There are several free tools for this, as well as a number of commercial ones - Bruce Schneier has a number of papers on plausible deniability which are definitely worth reading.
Note that some free tools have had problems in the past where they left a recognisable signature bit pattern in encrypted partitions, i.e. it was possible to determine that a partition was NOT random data, but indeed encrypted, although the keys were still unavailable - such a signature then renders the defence of plausible deniability untenable.
BTW. Trying to destroy a hard drive with a hammer is NOT enough. You would be astonished what a determined agency with good funding can get off even shards of platters... not to mention residual charges in the drive's cache...
Registered Member #30
Joined: Fri Feb 03 2006, 10:52AM
Location: Glasgow, Scotland
Posts: 6706
I never encrypt any of my data, whether it's private or work-related. Not because I'm afraid of Big Brother, but because I'm afraid of forgetting the key!
In your case Conundrum, I think you're flattering yourself if you think the police care enough about you to kick your door down and haul you and your coaster collection off to Room 101.
Registered Member #1334
Joined: Tue Feb 19 2008, 04:37PM
Location: Nr. London, UK
Posts: 615
Steve McConner wrote ...
I never encrypt any of my data, whether it's private or work-related.
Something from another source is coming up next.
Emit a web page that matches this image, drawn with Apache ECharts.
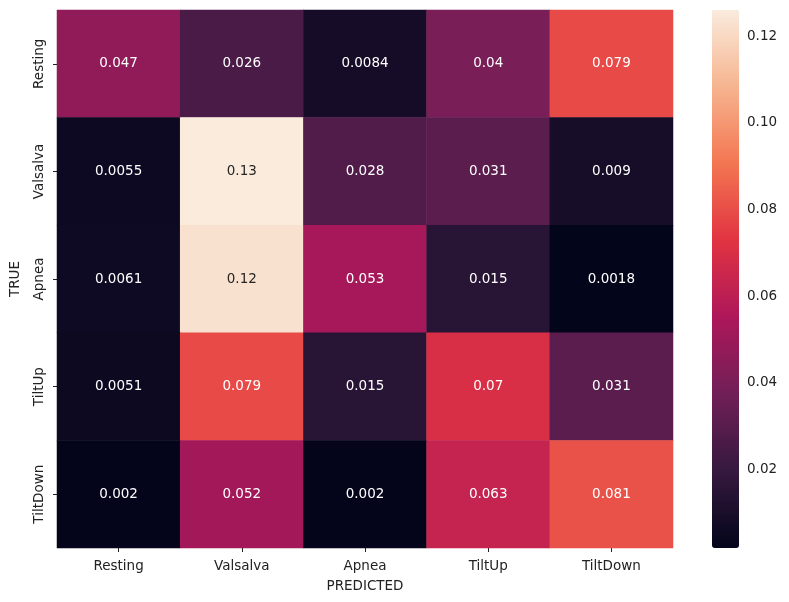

Not because I'm afraid of Big Brother, but because I'm afraid of forgetting the key!
I'm more afraid of the container becoming corrupt, and therefore being completely fubar, i.e. losing everything.
The other thing about using whole-drive encryption or similar, is that the performance generally sucks... I reckon we lose about 30% of disk throughput even on decent machines - I'm typing this on my laptop - a Dell D630C with 4Gb of RAM and XP pro 64 - A core2 duo running at 2.2GHz, so a reasonable laptop. Adding whole disk encryption (BeCrypt in this case) makes it a bit of a dog. I use Acronis to back it up, and next time will probably just stick to container rather the boot disk encryption.
What may make this interesting is the recent availability of solid state drives for laptops etc. at reasonable rates. e.g. Crucial (retail arm of Micron) have a 2.5" 120Gb drive at about USD 380.